The Congress, with the theme: “Taking Research to the Farm to Ensure Long-Term Sustainability”, was held in George towards the end of last month.
The paper submitted by Shimelis, which deals with a seed oil crop called vernonia (Centrapalus pauciflorus), is unique in its use of statistical methodology to identify principal agronomic and seed oil traits in the East African plant.
Known as a weed in the countries where it occurs naturally, the plant was initially identified in a study in the United States as having the potential to act as a more environmentally-friendly, cost-effective source of seed oil for industrial uses.
Vernonia, which is found in countries such as Kenya, Ethiopia and Tanzania, is a source for naturally epoxidised seed oil. This means that the oil extracted from the seeds does not have to undergo epoxidation, an expensive chemical process necessary to make other seed oils useable, which utilises noxious petro-chemical substances in the manufacturing process and pollutes the environment with harmful volatile compounds.
The naturally epoxidised oil extracted from the vernonia, however, has the potential to revolutionise the industrial oil and plastics industries as well as be used in the paint industry and in epoxy resins where it could prevent the substances from releasing volatile compounds into the air. Additionally, the seedcakes remaining after the extraction process could be used in animal feed, with experiments in that application underway.
Shimelis, whose study approaches the crop from a Plant Breeding perspective, set out to characterise the 36 genotypes of the plant and evaluate which influential and representative characters of the genotypes would be useful for breeding in the high oil yielding varieties. Some of the varietal selections determined that some strains of vernonia could yield up to 900 litres of oil per hectare.
Breeding of the plant aims to combine high seed-yielding varieties that don’t have high oil yields, with varieties which are higher in oil content.
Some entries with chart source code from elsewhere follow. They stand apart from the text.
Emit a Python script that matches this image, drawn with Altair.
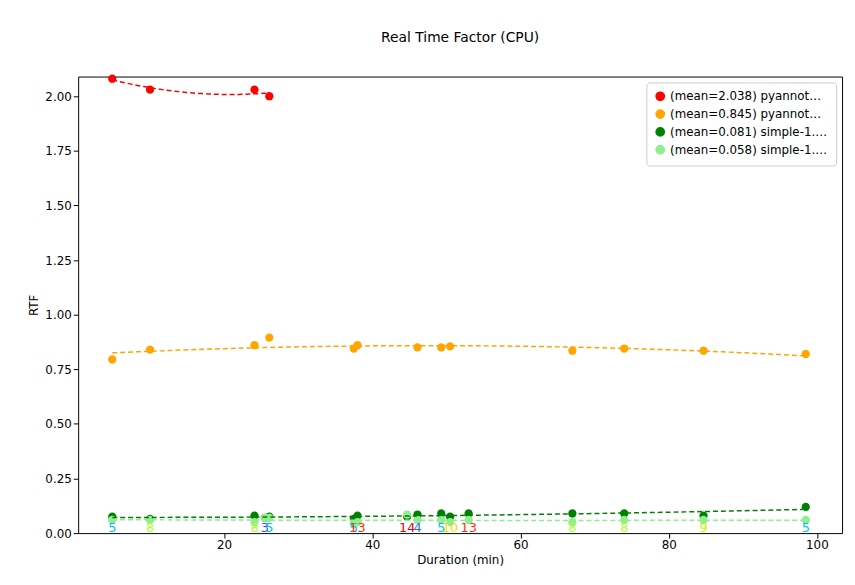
import altair as alt
import pandas as pd

MODELS = ["pyannote-1.0.0", "pyannote-1.1.0", "simple-1.0.1", "simple-1.1.0"]
MEANS = [2.038, 0.845, 0.081, 0.058]
COLORS = ["red", "orange", "green", "lightgreen"]

dur_pya0 = [4.9, 10.0, 24.1, 26.1]
rtf_pya0 = [2.08, 2.03, 2.03, 2.00]

dur_pya1 = [4.9, 10.0, 24.1, 26.1, 37.5, 38.0, 46.1, 49.3, 50.5, 67.0, 74.0, 84.7, 98.5]
rtf_pya1 = [0.795, 0.84, 0.86, 0.895, 0.845, 0.86, 0.85, 0.85, 0.855, 0.835, 0.845, 0.835, 0.82]

dur_simple = [4.9, 10.0, 24.1, 25.5, 26.1, 37.5, 38.0, 44.7, 46.1, 49.3, 50.5, 53.0, 67.0, 74.0, 84.7, 98.5]
rtf_s0 = [0.075, 0.065, 0.08, 0.07, 0.075, 0.065, 0.08, 0.075, 0.085, 0.09, 0.075, 0.09, 0.09, 0.09, 0.08, 0.12]
rtf_s1 = [0.06, 0.06, 0.05, 0.07, 0.07, 0.04, 0.05, 0.085, 0.06, 0.06, 0.05, 0.06, 0.05, 0.06, 0.06, 0.06]
speakers = ["5", "8", "8", "3", "5", "5", "13", "14", "4", "5", "10", "13", "8", "8", "9", "5"]
spk_colors = ["#00bfff", "#adff2f", "#adff2f", "#1f4fff", "#00bfff", "#00bfff", "#ff3010",
              "#e00000", "#1f6fff", "#00bfff", "#ffd700", "#ff3010", "#adff2f", "#adff2f",
              "#d4f000", "#00bfff"]

rows = []
for name, durs, rtfs in [
    (MODELS[0], dur_pya0, rtf_pya0),
    (MODELS[1], dur_pya1, rtf_pya1),
    (MODELS[2], dur_simple, rtf_s0),
    (MODELS[3], dur_simple, rtf_s1),
]:
    label = f"(mean={MEANS[MODELS.index(name)]:.3f}) {name}"
    rows += [{"model": label, "dur": d, "rtf": r} for d, r in zip(durs, rtfs)]
df = pd.DataFrame(rows)
labels = [f"(mean={m:.3f}) {n}" for m, n in zip(MEANS, MODELS)]
spk = pd.DataFrame({"dur": dur_simple, "n": speakers, "c": spk_colors})

xs = alt.Scale(domain=[0.3, 103.4], nice=False, zero=False)
ys = alt.Scale(domain=[0, 2.09], nice=False)
col = alt.Scale(domain=labels, range=COLORS)
legend = alt.Legend(title=None, orient="top-right", symbolType="circle",
                    strokeColor="#cccccc", fillColor="white", padding=8, offset=6,
                    labelFontSize=12, symbolSize=70, cornerRadius=3)

points = alt.Chart(df).mark_circle(size=70, opacity=1).encode(
    x=alt.X("dur:Q", scale=xs, title="Duration (min)",
            axis=alt.Axis(values=[20, 40, 60, 80, 100], grid=False)),
    y=alt.Y("rtf:Q", scale=ys, title="RTF",
            axis=alt.Axis(values=[0, 0.25, 0.5, 0.75, 1, 1.25, 1.5, 1.75, 2], format=".2f", grid=False)),
    color=alt.Color("model:N", scale=col, sort=labels, legend=legend),
)
trend = alt.Chart(df).transform_regression(
    "dur", "rtf", method="poly", order=2, groupby=["model"]
).mark_line(strokeDash=[5, 3], strokeWidth=1.5).encode(
    x=alt.X("dur:Q", scale=xs), y=alt.Y("rtf:Q", scale=ys),
    color=alt.Color("model:N", scale=col, sort=labels, legend=legend),
)
texts = alt.Chart(spk).mark_text(fontSize=13, baseline="middle").encode(
    x=alt.X("dur:Q", scale=xs), y=alt.datum(0.022), text="n:N",
    color=alt.Color("c:N", scale=None),
)

chart = (points + trend + texts).properties(
    width=773, height=462,
    padding={"left": 20, "top": 20, "right": 5, "bottom": 5},
    title=alt.Title("Real Time Factor (CPU)", fontSize=14, fontWeight="normal", offset=30),
).configure(font="DejaVu Sans").configure_view(stroke="black", strokeWidth=1).configure_axis(
    labelFontSize=12, titleFontSize=12, titleFontWeight="normal", domain=False,
    tickColor="black", labelColor="black", titleColor="black",
).configure_legend(labelColor="black")

chart.save("out.html", embed_options={"renderer": "svg", "actions": False})
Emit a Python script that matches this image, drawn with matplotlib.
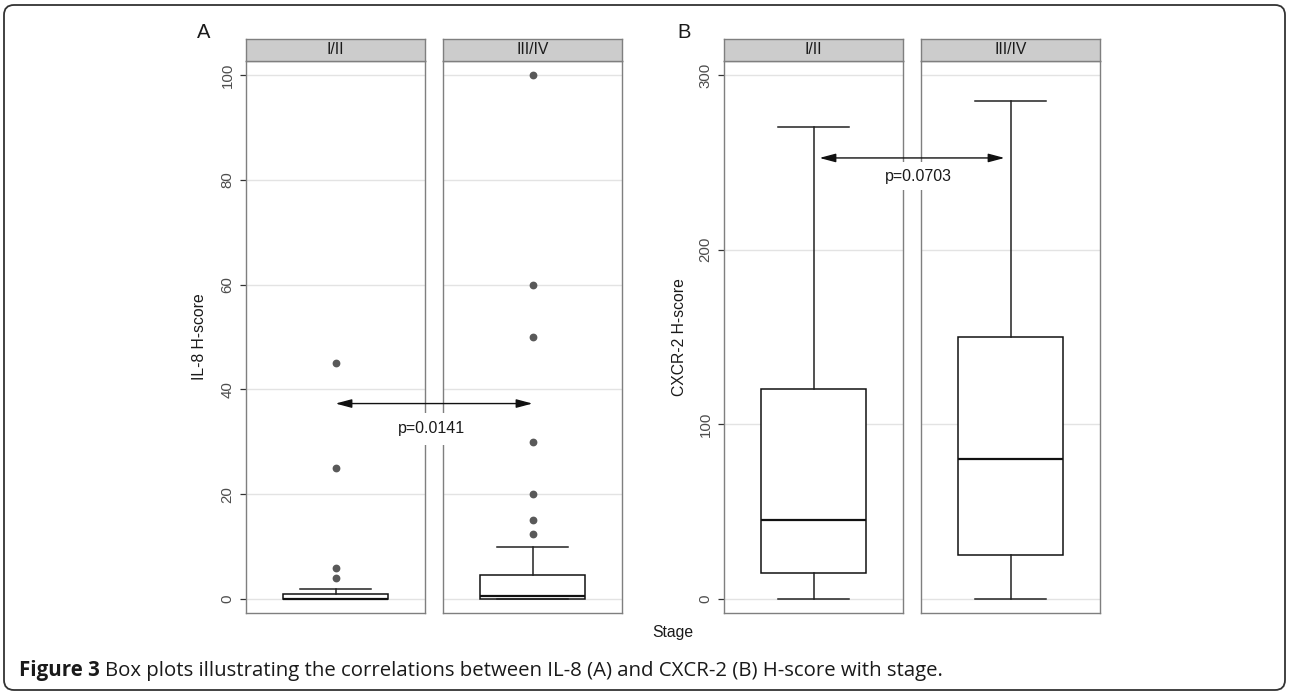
import matplotlib.pyplot as plt
from matplotlib.patches import ConnectionPatch, FancyBboxPatch

W, H = 1290, 691

stages = ["I/II", "III/IV"]

# IL-8 H-score, box summaries per stage
il8_low = [0, 0]
il8_q1 = [0, 0]
il8_med = [0, 0.6]
il8_q3 = [1, 4.5]
il8_high = [2, 10]
il8_out = [[4, 6, 25, 45], [12.5, 15, 20, 30, 50, 60, 100]]

# CXCR-2 H-score, box summaries per stage
cx_low = [0, 0]
cx_q1 = [15, 25]
cx_med = [45, 80]
cx_q3 = [120, 150]
cx_high = [270, 285]
cx_out = [[], []]

il8_ticks = [0, 20, 40, 60, 80, 100]
cx_ticks = [0, 100, 200, 300]
p_values = ["p=0.0141", "p=0.0703"]
arrow_y = [37.3, 252.5]

FONT = ["Liberation Sans", "DejaVu Sans"]
BORDER = "#7f7f7f"
GRID = "#e3e3e3"
plt.rcParams["font.family"] = FONT


def fig_rect(x0, y0, x1, y1):
    # pixel box (top-left origin) -> figure fraction rect
    return [x0 / W, 1 - y1 / H, (x1 - x0) / W, (y1 - y0) / H]


def stats_for(i, low, q1, med, q3, high, out):
    return [{"whislo": low[i], "q1": q1[i], "med": med[i], "q3": q3[i],
             "whishi": high[i], "fliers": out[i]}]


def draw_panel(fig, xspans, ylim, yticks, series):
    axes = []
    for i, (x0, x1) in enumerate(xspans):
        ax = fig.add_axes(fig_rect(x0, 61, x1, 613))
        ax.set_xlim(0.4, 1.6)
        ax.set_ylim(*ylim)
        ax.set_xticks([])
        ax.yaxis.grid(True, color=GRID, linewidth=1.0)
        ax.set_axisbelow(True)
        for s in ax.spines.values():
            s.set_color(BORDER)
            s.set_linewidth(1.0)
        ax.bxp(stats_for(i, *series), positions=[1], widths=0.71, capwidths=[0.47],
               patch_artist=True, manage_ticks=False,
               boxprops=dict(facecolor="white", edgecolor="#111111", linewidth=1.1),
               medianprops=dict(color="#111111", linewidth=1.6),
               whiskerprops=dict(color="#222222", linewidth=1.1),
               capprops=dict(color="#222222", linewidth=1.1),
               flierprops=dict(marker="o", markerfacecolor="#595959",
                               markeredgecolor="#595959", markersize=4.6))
        if i == 0:
            ax.set_yticks(yticks, [str(t) for t in yticks], rotation=90, va="center",
                          fontsize=10.8, color="#4d4d4d", family=FONT)
            ax.tick_params(axis="y", length=4.3, width=0.9, color="#333333", pad=4)
        else:
            ax.set_yticks(yticks)
            ax.tick_params(axis="y", length=0, labelleft=False)

        strip = fig.add_axes(fig_rect(x0, 39, x1, 61))
        strip.set_facecolor("#cccccc")
        strip.set_xticks([])
        strip.set_yticks([])
        for s in strip.spines.values():
            s.set_color(BORDER)
            s.set_linewidth(1.0)
        strip.text(0.5, 0.5, stages[i], ha="center", va="center",
                   fontsize=11.3, color="#1a1a1a", transform=strip.transAxes)
        axes.append(ax)
    return axes


fig = plt.figure(figsize=(W / 100, H / 100), dpi=100, facecolor="white")

axA = draw_panel(fig, [(246, 425), (443, 622)], (-2.67, 102.67), il8_ticks,
                 (il8_low, il8_q1, il8_med, il8_q3, il8_high, il8_out))
axB = draw_panel(fig, [(724, 903), (921, 1100)], (-8.0, 308.0), cx_ticks,
                 (cx_low, cx_q1, cx_med, cx_q3, cx_high, cx_out))

# comparison arrows between stages
for (a1, a2), y, dx in zip([axA, axB], arrow_y, [0.0, 0.04]):
    con = ConnectionPatch(xyA=(1 + dx, y), coordsA=a1.transData,
                          xyB=(1 - dx, y), coordsB=a2.transData,
                          arrowstyle="<|-|>,head_length=0.75,head_width=0.2",
                          mutation_scale=13, color="#111111", linewidth=1.0)
    fig.add_artist(con)

fig.text(431 / W, 1 - 429 / H, p_values[0], ha="center", va="center", fontsize=11.5,
         color="#1a1a1a", bbox=dict(boxstyle="square,pad=0.55", fc="white", ec="none"))
fig.text(918 / W, 1 - 176 / H, p_values[1], ha="center", va="center", fontsize=11.5,
         color="#1a1a1a", bbox=dict(boxstyle="square,pad=0.4", fc="white", ec="none"))

# panel letters and axis titles
fig.text(197 / W, 1 - 38 / H, "A", ha="left", va="baseline", fontsize=14.5, color="#1a1a1a")
fig.text(677 / W, 1 - 38 / H, "B", ha="left", va="baseline", fontsize=14.5, color="#1a1a1a")
fig.text(199 / W, 1 - 337 / H, "IL-8 H-score", rotation=90, ha="center", va="center",
         fontsize=11.3, color="#1a1a1a")
fig.text(679 / W, 1 - 337 / H, "CXCR-2 H-score", rotation=90, ha="center", va="center",
         fontsize=11.3, color="#1a1a1a")
fig.text(673 / W, 1 - 632 / H, "Stage", ha="center", va="center", fontsize=11.3, color="#1a1a1a")

# caption
cap_font = ["Open Sans", "DejaVu Sans"]
t1 = fig.text(19 / W, 1 - 676 / H, "Figure 3", ha="left", va="baseline", fontsize=14.8,
              fontweight="bold", family=cap_font, color="#1a1a1a")
bg = fig.add_axes([0, 0, 1, 1], zorder=-5)
bg.axis("off")
bg.annotate("Box plots illustrating the correlations between IL-8 (A) and CXCR-2 (B) "
            "H-score with stage.", xy=(1, 0), xycoords=t1, xytext=(4, 0),
            textcoords="offset points", ha="left", va="bottom", fontsize=14.7,
            family=cap_font, color="#1a1a1a")

# rounded outer frame
frame = FancyBboxPatch((4 / 100, 1 / 100), 12.81, 6.85,
                       boxstyle="round,pad=0,rounding_size=0.1",
                       transform=fig.dpi_scale_trans, fill=False,
                       edgecolor="#333333", linewidth=1.3)
fig.add_artist(frame)

fig.savefig("out.png", dpi=100)
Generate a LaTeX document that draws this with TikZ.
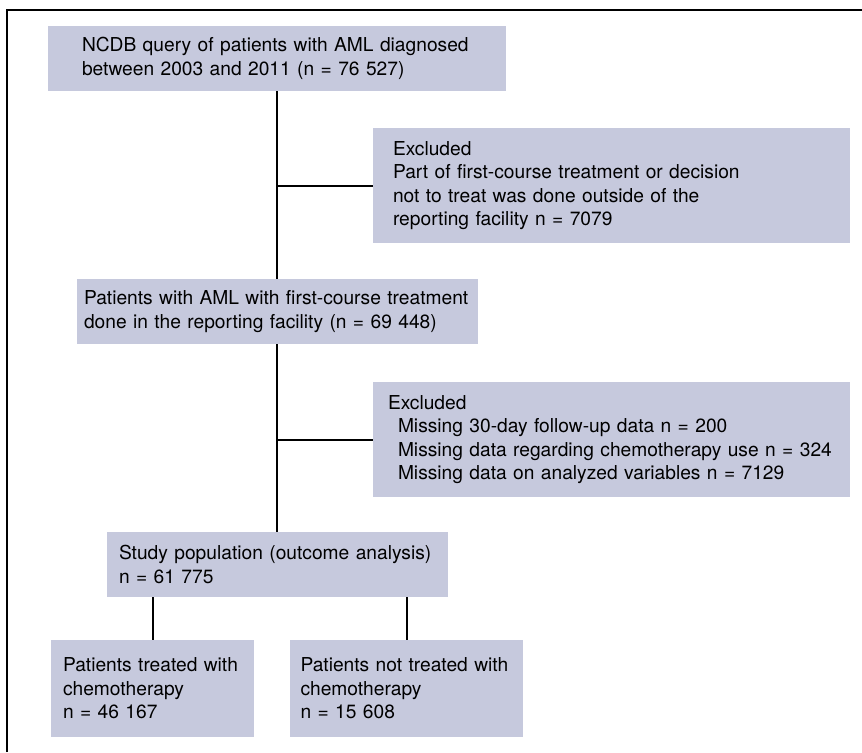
\documentclass[tikz,border=0pt]{standalone}
\usepackage{fontspec}
\setmainfont{TeX Gyre Heros}
\usepackage{tikz}
\usetikzlibrary{positioning,calc}
\definecolor{boxfill}{RGB}{198,201,221}

\begin{document}
\begin{tikzpicture}[x=0.5pt,y=0.5pt,
  flowbox/.style={fill=boxfill,align=left,inner ysep=0pt,font=\fontsize{9.6}{11.7}\selectfont},
  conn/.style={line width=1pt},
  frame/.style={line width=1.3pt}]
  \useasboundingbox (0,0) rectangle (862,752);
  \draw[frame] (7,0) -- (7,742) -- (862,742); % 外枠（左と上）
  \node[flowbox,minimum height=32.5pt,text width=195pt,inner xsep=17pt] (query) at (277,693.5)
    {NCDB query of patients with AML diagnosed\\between 2003 and 2011 (n = 76 527)}; % 最初の抽出
  \node[flowbox,minimum height=57.5pt,text width=218.5pt,inner xsep=10pt] (excl1) at (611.5,566.5)
    {Excluded\\Part of first-course treatment or decision\\not to treat was done outside of the\\reporting facility n = 7079}; % 1回目の除外
  \node[flowbox,minimum height=32.5pt,text width=193pt,inner xsep=3.75pt] (treated) at (277,440.5)
    {Patients with AML with first-course treatment\\done in the reporting facility (n = 69 448)}; % 施設内で治療
  \node[flowbox,minimum height=57.5pt,text width=223.5pt,inner xsep=7.5pt] (excl2) at (611.5,312.5)
    {Excluded\\\hspace*{5pt}Missing 30-day follow-up data n = 200\\\hspace*{5pt}Missing data regarding chemotherapy use n = 324\\\hspace*{5pt}Missing data on analyzed variables n = 7129}; % 2回目の除外
  \node[flowbox,minimum height=32.5pt,text width=158pt,inner xsep=6.25pt] (study) at (277,187.5)
    {Study population (outcome analysis)\\n = 61 775}; % 解析対象
  \node[flowbox,minimum height=48.5pt,text width=89.5pt,inner xsep=6pt] (chemo) at (152.5,63.5)
    {Patients treated with\\chemotherapy\\n = 46 167}; % 化学療法あり
  \node[flowbox,minimum height=48.5pt,text width=106pt,inner xsep=5.25pt] (nochemo) at (406.5,63.5)
    {Patients not treated with\\chemotherapy\\n = 15 608}; % 化学療法なし
  \draw[conn] (query) -- (treated); % 縦の線（上）
  \draw[conn] (treated) -- (study); % 縦の線（下）
  \draw[conn] (excl1.west) -- (excl1.west -| query.south); % 除外への枝1
  \draw[conn] (excl2.west) -- (excl2.west -| treated.south); % 除外への枝2
  \draw[conn] (chemo.north) -- (chemo.north |- study.south); % 左の枝
  \draw[conn] (nochemo.north) -- (nochemo.north |- study.south); % 右の枝
\end{tikzpicture}
\end{document}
There is potential for more research, as it is necessary to examine how vernonia fares in frost-free and more suitable agro-physical environments in South Africa.
To do this characterisation of the selections, Shimelis and his co-authors conducted field evaluations and fatty acid analyses. Professor Phatu Mashela of the University of Limpopo piloted the field evaluations using agronomic traits and Professor Arno Hugo of the University of the Free State undertook the oil and fatty acid analyses. The three co-authors utilised the Principal Component Analysis (PCA) as a statistical method to identify the most influential and representative characteristics of the diverse genotypes to try and ensure effective breeding for a plant with so much potential.
What makes this study unique, according to Shimelis, is the fact that PCA methodology will be applicable to other crops in plant breeding programmes for germplasm evaluation and selection. Additionally, Shimelis says the level of presentation is accessible to students and researchers, even if they are not statisticians or have limited backgrounds in statistics.
The paper also contained well-illustrated findings and interpreted PCA as a statistical methodology. With relatively little emphasis on the PCA methodology itself and limited use of statistical jargon, the researchers demonstrated the direct application of PCA for selection and grouping of germplasm collections. The direct impact of the use of this method for genetic resource characterisation of other crops has already been demonstrated by two of Shimelis’s PhD students, who have used the methodology in research related to breeding of sorghum (the results of which were published in the American Journal of Crop Science) and sweet potato (published in the Journal of Tropical Agriculture).
According to Shimelis, the use of PCA led to novel insights in selections of vernonia lines that go beyond what can be expected from a routine germplasm characterisation, which has implications for methods of characterising important traits of plants for breeding to ensure germplasm conservation, food security, environmental sustainability and more.
Shimelis, who was accompanied to the Congress by four of the students he is supervising from various institutions, said such recognition of his research was a motivation to continue the work and achieve even more.